Together Boston—the self-described “music, art and technology” festival—will mark its sixth iteration the week of May 10 through 17 at venues throughout Cambridge and Boston. The festival imports electronic musicians and DJs from as far afield as the Netherlands and Iran, but it always boasts a substantial hometown contingent.
Below, you can read about 5 of the most mesmerizing, experimental and progressive local artists Together has to offer.
W00dy bills herself as an experimental musician, though she has a taste for danceable, urgent rhythms. Her pieces usually begin in simplicity—a single shimmering tone, or the delicate crackle of static—and build with stuttering, vibrant intensity. There is a sharpness, an imperativeness, to W00dy’s compositions, even as they shift slyly in unexpected directions. Her debut album, “RNBW,” is due out this summer.
The Jamaica Plain duo Skinny Bones, comprised of Jacob Rosati and Christopher Stoppiello, is aptly described as “folktronica”—after all, the music usually involves singing and often employs acoustic guitar. But the group’s sensibility is curious and strange, enamored with the intimate, sonically engrossing possibilities of sample-based collages.

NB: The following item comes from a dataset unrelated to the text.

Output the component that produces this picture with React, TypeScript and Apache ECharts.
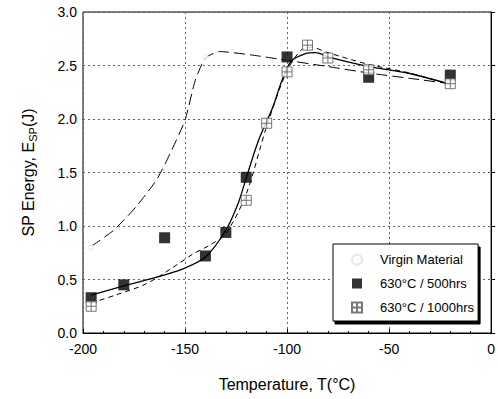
import React, { useEffect, useRef } from "react";
import * as echarts from "echarts";

const xTicks = [-200, -150, -100, -50, 0];
const yTicks = [0, 0.5, 1.0, 1.5, 2.0, 2.5, 3.0];

// fitted curves
const virginCurveX = [-196, -185, -174, -164, -158, -150, -145, -140, -133, -118, -104, -80, -60, -40, -20];
const virginCurveY = [0.81, 0.96, 1.18, 1.43, 1.65, 1.99, 2.36, 2.57, 2.63, 2.6, 2.56, 2.49, 2.43, 2.38, 2.33];

const h500CurveX = [-196, -180, -166, -151, -140, -130, -124, -120, -114, -107, -102.5, -98, -91, -86, -80, -60, -41, -21];
const h500CurveY = [0.355, 0.44, 0.51, 0.6, 0.71, 0.96, 1.21, 1.45, 1.8, 2.11, 2.36, 2.54, 2.61, 2.62, 2.58, 2.49, 2.43, 2.33];

const h1000CurveX = [-196, -184, -169, -153, -146, -138, -130, -120, -110, -100, -92, -88, -80, -60, -40, -20];
const h1000CurveY = [0.28, 0.355, 0.46, 0.65, 0.74, 0.82, 0.93, 1.3, 1.93, 2.45, 2.66, 2.67, 2.62, 2.51, 2.43, 2.32];

// measured points
const virginX = [-196, -160, -140, -100, -60, -20];
const virginY = [0.8, 1.55, 2.58, 2.57, 2.45, 2.33];

const h500X = [-196, -180, -160, -140, -130, -120, -100, -60, -20];
const h500Y = [0.33, 0.45, 0.89, 0.72, 0.94, 1.455, 2.58, 2.39, 2.41];

const h1000X = [-196, -120, -110, -100, -90, -80, -60, -20];
const h1000Y = [0.25, 1.24, 1.96, 2.44, 2.69, 2.57, 2.46, 2.33];

const names = ["Virgin Material", "630°C / 500hrs", "630°C / 1000hrs"];

const zip = (xs: number[], ys: number[]) => xs.map((x, i) => [x, ys[i]]);

const FONT = "'Liberation Sans', Arial, sans-serif";

export default function App() {
  const ref = useRef<HTMLDivElement>(null);
  useEffect(() => {
    if (!ref.current) return;
    const chart = echarts.init(ref.current, undefined, { renderer: "svg" });
    const crossSquare = "path://M0,0H10V10H0ZM5,0V10M0,5H10";
    const square = "path://M0,0H10V10H0Z";
    chart.setOption({
      animation: false,
      backgroundColor: "#fff",
      textStyle: { fontFamily: FONT },
      grid: {
        left: 83,
        top: 12,
        right: 4,
        bottom: 66,
        show: true,
        borderColor: "#000",
        borderWidth: 1,
        backgroundColor: "transparent",
      },
      legend: {
        data: names,
        orient: "vertical",
        left: 333,
        top: 244,
        padding: [9, 4, 7, 18],
        itemWidth: 36,
        itemHeight: 10,
        itemGap: 11,
        backgroundColor: "#fff",
        borderColor: "#000",
        borderWidth: 1,
        shadowColor: "#000",
        shadowBlur: 0,
        shadowOffsetX: 2,
        shadowOffsetY: 3,
        textStyle: { fontFamily: FONT, fontSize: 13, color: "#000" },
      },
      xAxis: {
        type: "value",
        min: -200,
        max: 0,
        interval: 50,
        name: "Temperature, T(°C)",
        nameLocation: "middle",
        nameGap: 43,
        nameTextStyle: { fontFamily: FONT, fontSize: 16, color: "#000" },
        axisLine: { show: true, lineStyle: { color: "#000", width: 1 } },
        axisTick: { show: true, inside: true, length: 4, lineStyle: { color: "#000" } },
        minorTick: { show: true, splitNumber: 5, length: 2, lineStyle: { color: "#000" } },
        axisLabel: { fontFamily: FONT, fontSize: 14, color: "#000", margin: 9 },
        splitLine: { show: true, lineStyle: { color: "#666", type: [2, 3], width: 1 } },
      },
      yAxis: {
        type: "value",
        min: 0,
        max: 3,
        interval: 0.5,
        name: "SP Energy, E{s|SP}(J)",
        nameLocation: "middle",
        nameGap: 45,
        nameTextStyle: {
          fontFamily: FONT,
          fontSize: 16,
          color: "#000",
          lineHeight: 20,
          rich: {
            s: { fontFamily: FONT, fontSize: 11, color: "#000", lineHeight: 11, verticalAlign: "bottom" },
          },
        },
        axisLine: { show: true, lineStyle: { color: "#000", width: 1 } },
        axisTick: { show: true, inside: true, length: 4, lineStyle: { color: "#000" } },
        axisLabel: {
          fontFamily: FONT,
          fontSize: 14,
          color: "#000",
          margin: 6,
          formatter: (v: number) => v.toFixed(1),
        },
        splitLine: { show: true, lineStyle: { color: "#666", type: [2, 3], width: 1 } },
      },
      series: [
        {
          name: "virgin fit",
          type: "line",
          data: zip(virginCurveX, virginCurveY),
          smooth: 0.2,
          showSymbol: false,
          symbol: "none",
          lineStyle: { color: "#000", width: 1, type: [11, 5] },
          z: 2,
        },
        {
          name: "500 fit",
          type: "line",
          data: zip(h500CurveX, h500CurveY),
          smooth: 0.3,
          showSymbol: false,
          symbol: "none",
          lineStyle: { color: "#000", width: 1.3, type: "solid" },
          z: 2,
        },
        {
          name: "1000 fit",
          type: "line",
          data: zip(h1000CurveX, h1000CurveY),
          smooth: 0.3,
          showSymbol: false,
          symbol: "none",
          lineStyle: { color: "#000", width: 1, type: [5, 4] },
          z: 2,
        },
        {
          name: names[0],
          type: "scatter",
          data: zip(virginX, virginY),
          symbol: "circle",
          symbolSize: 5,
          itemStyle: { color: "#fff", borderColor: "#e2e2e2", borderWidth: 1 },
          z: 3,
        },
        {
          name: names[1],
          type: "scatter",
          data: zip(h500X, h500Y),
          symbol: square,
          symbolSize: 11,
          itemStyle: { color: "#000" },
          z: 4,
        },
        {
          name: names[2],
          type: "scatter",
          data: zip(h1000X, h1000Y),
          symbol: crossSquare,
          symbolSize: 10,
          itemStyle: { color: "#fff", borderColor: "#555", borderWidth: 1 },
          z: 5,
        },
      ],
    });
    return () => chart.dispose();
  }, []);
  return (
    <div
      ref={ref}
      style={{ position: "fixed", left: 0, top: 0, width: 498, height: 399, background: "#fff" }}
    />
  );
}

Couples Counseling is the solo project of Virginia de la Pozas. Though the music fits instinctively into the “ambient” and “lo-fi” boxes, Couples Counseling is grounded in pop harmony. De la Pozas likes to loop and fragment her own voice, wrapping a warm sonic cocoon around languid beats.
JSTJR (pronounced “gesture”) may be Together’s most hotly-anticipated hometown DJ. He has been featured on Diplo’s Mad Decent label and pulls from a similar set of Afro-Caribbean, trap, and more recently, Brazilian baile funk influences, all of it bass-heavy and almost fanatically syncopated.
Uchenna Ikonne’s Comb & Razor label is best known for “Brand New Wayo: Funk, Fast Times and Nigerian Boogie Badness 1979-1983,” a critically-acclaimed compilation of reissued tracks from Nigeria’s post-disco heyday. Comb & Razor’s set is sure to contain some rare and retro sounds, as well as the familiar slickness of disco and boogie.